Adobe (ADBE) squashed those two bugs on Wednesday, and Mozilla subsequently announced that Flash had been re-enabled on Firefox.
The Flash-bashing picked up last week after revelations that Internet bad guys known as the Hacking Team had been using Flash to sneak into people's computers and load spyware onto them. (That discovery took place after the Hacking Team was itself hacked, and documents revealed in the breach showed that the Hacking Team exploited the Flash vulnerabilities).
"It is time for Adobe to announce the end-of-life date for Flash," tweeted Facebook security chief Alex Stamos on Sunday, following the Hacking Team news.
Mozilla's support chief Mark Schmidt quickly followed suit by tweeting that all versions of Flash had been turned off in Firefox.
Flash is growing less important on the Web. Just under 11% of websites use Flash, according to W3Techs, a technology survey company.
The add-on browser extension allows rich content to be viewed. It had been widely used a decade ago, powering most of the Web's games, animations and videos. When YouTube launched in 2005, its videos were entirely Flash-based, requiring its audience to install the Flash plug-in software in order to watch YouTube media.

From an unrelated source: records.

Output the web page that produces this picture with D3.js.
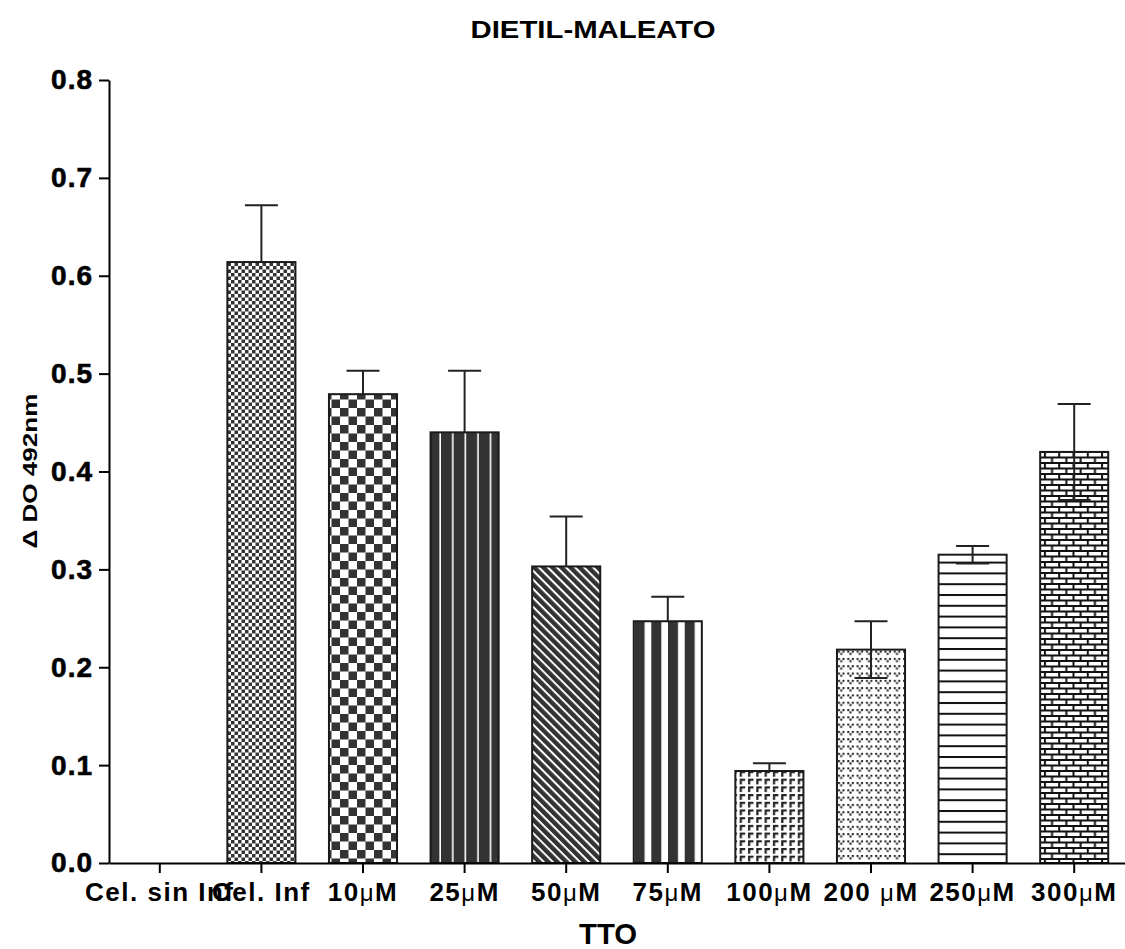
<!DOCTYPE html>
<html lang="en">
  <head>
    <meta charset="UTF-8" />
    <title>DIETIL-MALEATO</title>
    <style>
      body {
        margin: 0;
        background: #fff;
      }

      svg {
        font-family: 'Liberation Sans', Arial, sans-serif;
        font-weight: bold;
      }
    </style>
  </head>
  <body>
    <svg width="1125" height="949"></svg>
    <script src="https://d3js.org/d3.v7.min.js"></script>
    <script>
      // values
      const categories = [
        'Cel. sin Inf', 'Cel. Inf', '10μM', '25μM', '50μM',
        '75μM', '100μM', '200 μM', '250μM', '300μM',
      ];
      const means = [0, 0.614, 0.479, 0.44, 0.303, 0.247, 0.094, 0.218, 0.315, 0.42];
      const errors = [0, 0.058, 0.024, 0.063, 0.051, 0.025, 0.008, 0.029, 0.009, 0.049];
      const lowerShown = [false, false, false, false, false, false, false, true, true, true];
      const patterns = [
        'none', 'fineCheck', 'bigCheck', 'thinWhite', 'diag',
        'wideStripe', 'gamma', 'vdots', 'hlines', 'brick',
      ];
      const yTicks = [0, 0.1, 0.2, 0.3, 0.4, 0.5, 0.6, 0.7, 0.8];

      const svg = d3.select('svg'),
        width = +svg.attr('width'),
        margin = { top: 80, left: 109, bottom: 86 },
        y0 = +svg.attr('height') - margin.bottom;

      const x = d3
        .scaleBand()
        .domain(categories)
        .range([margin.left, width])
        .paddingInner(0.33)
        .paddingOuter(0.165);

      const y = d3.scaleLinear().domain([0, 0.8]).range([y0, margin.top]);

      const dark = '#333';
      const defs = svg.append('defs');

      function pat(id, w, h, transform) {
        const p = defs
          .append('pattern')
          .attr('id', id)
          .attr('patternUnits', 'userSpaceOnUse')
          .attr('width', w)
          .attr('height', h);
        if (transform) p.attr('patternTransform', transform);
        p.append('rect').attr('width', w).attr('height', h).attr('fill', '#fff');
        return p;
      }

      let p = pat('fineCheck', 7, 7);
      p.append('rect').attr('width', 3.5).attr('height', 3.5).attr('fill', dark);
      p.append('rect').attr('x', 3.5).attr('y', 3.5).attr('width', 3.5).attr('height', 3.5).attr('fill', dark);

      p = pat('bigCheck', 17, 17);
      p.append('rect').attr('width', 8.5).attr('height', 8.5).attr('fill', dark);
      p.append('rect').attr('x', 8.5).attr('y', 8.5).attr('width', 8.5).attr('height', 8.5).attr('fill', dark);

      p = pat('thinWhite', 12.6, 10);
      p.append('rect').attr('width', 11).attr('height', 10).attr('fill', dark);

      p = pat('diag', 6.4, 10, 'rotate(-45)');
      p.append('rect').attr('width', 4.4).attr('height', 10).attr('fill', dark);

      p = pat('wideStripe', 16.7, 10);
      p.append('rect').attr('width', 10).attr('height', 10).attr('fill', dark);

      p = pat('gamma', 8.3, 7.7);
      p.append('path').attr('d', 'M1,1h5.5v2.2h-3.3v3.5h-2.2z').attr('fill', '#222');

      p = pat('vdots', 9.3, 7.3);
      p.append('path')
        .attr('d', 'M1,1h2v2h-2z M5.5,1h2v2h-2z M3.2,3.2h2v2h-2z')
        .attr('fill', '#222');

      p = pat('hlines', 10, 10.8);
      p.append('rect').attr('width', 10).attr('height', 2).attr('fill', '#111');

      p = pat('brick', 14.3, 11);
      p.append('path')
        .attr('d', 'M0,0h14.3v2h-14.3z M0,5.5h14.3v2h-14.3z M0,0h2v5.5h-2z M7.15,5.5h2v5.5h-2z')
        .attr('fill', '#111');

      // bars
      svg
        .append('g')
        .selectAll('rect')
        .data(categories.filter((c, i) => means[i] > 0))
        .join('rect')
        .attr('x', (d) => x(d))
        .attr('y', (d) => y(means[categories.indexOf(d)]))
        .attr('width', x.bandwidth())
        .attr('height', (d) => y0 - y(means[categories.indexOf(d)]))
        .attr('fill', (d) => 'url(#' + patterns[categories.indexOf(d)] + ')')
        .attr('stroke', '#1a1a1a')
        .attr('stroke-width', 2);

      // error bars
      const capW = 33;
      const err = svg
        .append('g')
        .attr('stroke', '#222')
        .attr('stroke-width', 2)
        .selectAll('g')
        .data(categories.filter((c, i) => errors[i] > 0))
        .join('g')
        .attr('transform', (d) => `translate(${x(d) + x.bandwidth() / 2},0)`);

      err
        .append('line')
        .attr('y1', (d) => {
          const i = categories.indexOf(d);
          return lowerShown[i] ? y(means[i] - errors[i]) : y(means[i]);
        })
        .attr('y2', (d) => {
          const i = categories.indexOf(d);
          return y(means[i] + errors[i]);
        });

      err
        .append('line')
        .attr('x1', -capW / 2)
        .attr('x2', capW / 2)
        .attr('y1', (d) => y(means[categories.indexOf(d)] + errors[categories.indexOf(d)]))
        .attr('y2', (d) => y(means[categories.indexOf(d)] + errors[categories.indexOf(d)]));

      err
        .filter((d) => lowerShown[categories.indexOf(d)])
        .append('line')
        .attr('x1', -capW / 2)
        .attr('x2', capW / 2)
        .attr('y1', (d) => y(means[categories.indexOf(d)] - errors[categories.indexOf(d)]))
        .attr('y2', (d) => y(means[categories.indexOf(d)] - errors[categories.indexOf(d)]));

      // axes
      const yAxis = svg
        .append('g')
        .attr('transform', `translate(${margin.left},0)`)
        .call(
          d3
            .axisLeft(y)
            .tickValues(yTicks)
            .tickFormat(d3.format('.1f'))
            .tickSize(10)
            .tickPadding(6)
            .tickSizeOuter(0)
        );

      yAxis.select('.domain').attr('stroke-width', 2);
      yAxis.selectAll('.tick line').attr('stroke-width', 2);
      yAxis
        .selectAll('text')
        .attr('font-size', 28)
        .attr('font-family', null)
        .attr('letter-spacing', 1)
        .attr('stroke', '#000')
        .attr('stroke-width', 0.6)
        .attr('fill', '#000');

      const xAxis = svg
        .append('g')
        .attr('transform', `translate(0,${y0})`)
        .call(d3.axisBottom(x).tickSize(10).tickSizeOuter(0));

      xAxis.select('.domain').attr('stroke-width', 2);
      xAxis.selectAll('.tick line').attr('stroke-width', 2);
      xAxis
        .selectAll('.tick text')
        .attr('font-size', 26)
        .attr('font-family', null)
        .attr('letter-spacing', 1.5)
        .attr('fill', '#000')
        .attr('y', 38)
        .attr('dy', null)
        .each(function (d) {
          const t = d3.select(this).text('');
          d.split(/(μ)/).forEach((part) => {
            if (!part) return;
            const s = t.append('tspan').text(part);
            if (part === 'μ') s.attr('font-weight', 'normal').attr('font-size', 24);
          });
        });

      // titles
      svg
        .append('text')
        .attr('x', 593)
        .attr('y', 38)
        .attr('text-anchor', 'middle')
        .attr('font-size', 23)
        .attr('textLength', 245)
        .attr('lengthAdjust', 'spacingAndGlyphs')
        .text('DIETIL-MALEATO');

      svg
        .append('text')
        .attr('transform', 'translate(37,471) rotate(-90)')
        .attr('text-anchor', 'middle')
        .attr('font-size', 21)
        .attr('textLength', 155)
        .attr('lengthAdjust', 'spacingAndGlyphs')
        .text('Δ DO 492nm');

      svg
        .append('text')
        .attr('x', 608)
        .attr('y', 944)
        .attr('text-anchor', 'middle')
        .attr('font-size', 30)
        .attr('textLength', 58)
        .attr('lengthAdjust', 'spacingAndGlyphs')
        .text('TTO');
    </script>
  </body>
</html>
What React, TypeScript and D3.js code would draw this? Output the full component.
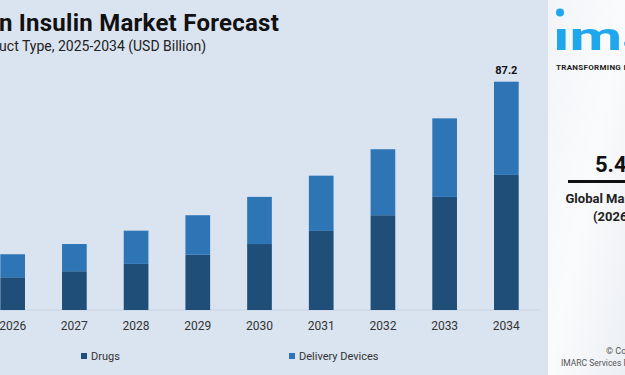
import React from "react";
import * as d3 from "d3";

const years = ["2026", "2027", "2028", "2029", "2030", "2031", "2032", "2033", "2034"];
const drugs = [12.5, 14.8, 17.6, 21.1, 25.2, 30.2, 36.2, 43.2, 51.6];
const devices = [8.8, 10.4, 12.7, 15.1, 18.0, 21.1, 25.2, 30.0, 35.6];
const seriesNames = ["Drugs", "Delivery Devices"];
const seriesColors = ["#1f4e79", "#2e75b6"];
const totalLabel = "87.2";

const W = 625;
const H = 375;

export default function App() {
  const rows = years.map((y, i) => ({ year: y, Drugs: drugs[i], "Delivery Devices": devices[i] }));
  const stack = d3.stack<any>().keys(seriesNames)(rows);
  const x = d3.scaleBand().domain(years).range([-18.2, 537.2]).paddingInner(0.6).paddingOuter(0.3);
  const y = d3.scaleLinear().domain([0, 87.2]).range([310, 81.7]);
  const font = "Roboto, 'Open Sans', sans-serif";
  const last = years.length - 1;
  return (
    <svg width={W} height={H} style={{ position: "absolute", left: 0, top: 0 }} fontFamily={font}>
      <defs>
        <linearGradient id="panel" x1="0" y1="0" x2="1" y2="1">
          <stop offset="0" stopColor="#f2f4f8" />
          <stop offset="0.5" stopColor="#fafbfc" />
          <stop offset="1" stopColor="#eceff4" />
        </linearGradient>
      </defs>
      <rect x={0} y={0} width={W} height={H} fill="#dae3f0" />
      <text x={279} y={31} textAnchor="end" fontSize={24} fontWeight={700} fill="#111" letterSpacing={0.25}>
        Human Insulin Market Forecast
      </text>
      <text x={206} y={51} textAnchor="end" fontSize={14} fill="#222">
        Breakup by Product Type, 2025-2034 (USD Billion)
      </text>
      <line x1={0} x2={540} y1={y(0)} y2={y(0)} stroke="#c9d3e2" strokeWidth={1} />
      {stack.map((s, si) => (
        <g key={s.key} fill={seriesColors[si]}>
          {s.map((d, i) => (
            <rect key={i} x={x(years[i])} width={x.bandwidth()} y={y(d[1])} height={y(d[0]) - y(d[1])} />
          ))}
        </g>
      ))}
      {years.map((yr) => (
        <text key={yr} x={(x(yr) as number) + x.bandwidth() / 2} y={330} textAnchor="middle" fontSize={12} fill="#333">
          {yr}
        </text>
      ))}
      <text
        x={(x(years[last]) as number) + x.bandwidth() / 2}
        y={74}
        textAnchor="middle"
        fontSize={11}
        fontWeight={700}
        fill="#111"
      >
        {totalLabel}
      </text>
      {seriesNames.map((n, i) => {
        const lx = [81, 289][i];
        return (
          <g key={n}>
            <rect x={lx} y={353} width={6} height={6} fill={seriesColors[i]} />
            <text x={lx + 10} y={360} fontSize={11} fill="#333">
              {n}
            </text>
          </g>
        );
      })}
      <rect x={548} y={0} width={77} height={H} fill="url(#panel)" />
      <circle cx={560} cy={12.5} r={4} fill="#1ea7ec" />
      <text transform="translate(553,50) scale(1.6,1)" fontSize={38} fontWeight={700} fill="#1ea7ec">
        ımarc
      </text>
      <text x={556} y={70} fontSize={8} fontWeight={700} fill="#222" letterSpacing={0.3}>
        TRANSFORMING IDEAS INTO IMPACT
      </text>
      <text x={595} y={172} fontSize={22} fontWeight={700} fill="#111">
        5.49%
      </text>
      <line x1={568} x2={660} y1={181.5} y2={181.5} stroke="#111" strokeWidth={3} />
      <text x={565.5} y={203} fontSize={13} fontWeight={700} fill="#222">
        Global Market Growth Rate
      </text>
      <text x={593} y={221} fontSize={13} fontWeight={700} fill="#222">
        (2026-2034)
      </text>
      <text x={606} y={354} fontSize={9} fill="#555">
        © Copyright
      </text>
      <text x={561} y={366} fontSize={8.5} fill="#555">
        IMARC Services Pvt Ltd.
      </text>
    </svg>
  );
}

But the tide began to turn in 2010, when Steve Jobs wrote an open letter rant about Adobe's security, blaming the company's Flash player for being "the number one reason Macs crash" and citing Flash for having "one of the worst security records in 2009."
Jobs was right -- Flash does have a miserable security record, and continued to be bug-ridden long after publishing his open letter. It habitually tops Symantec's annual list of vulnerable plug-in programs.
The iPhone never supported Flash. Though Android smartphones originally supported Flash -- and used that fact as a selling point -- Adobe killed Flash support for all smartphones in 2011. YouTube has been experimenting with playing videos natively in the browser several years ago and officially parted ways with Flash in January 2015.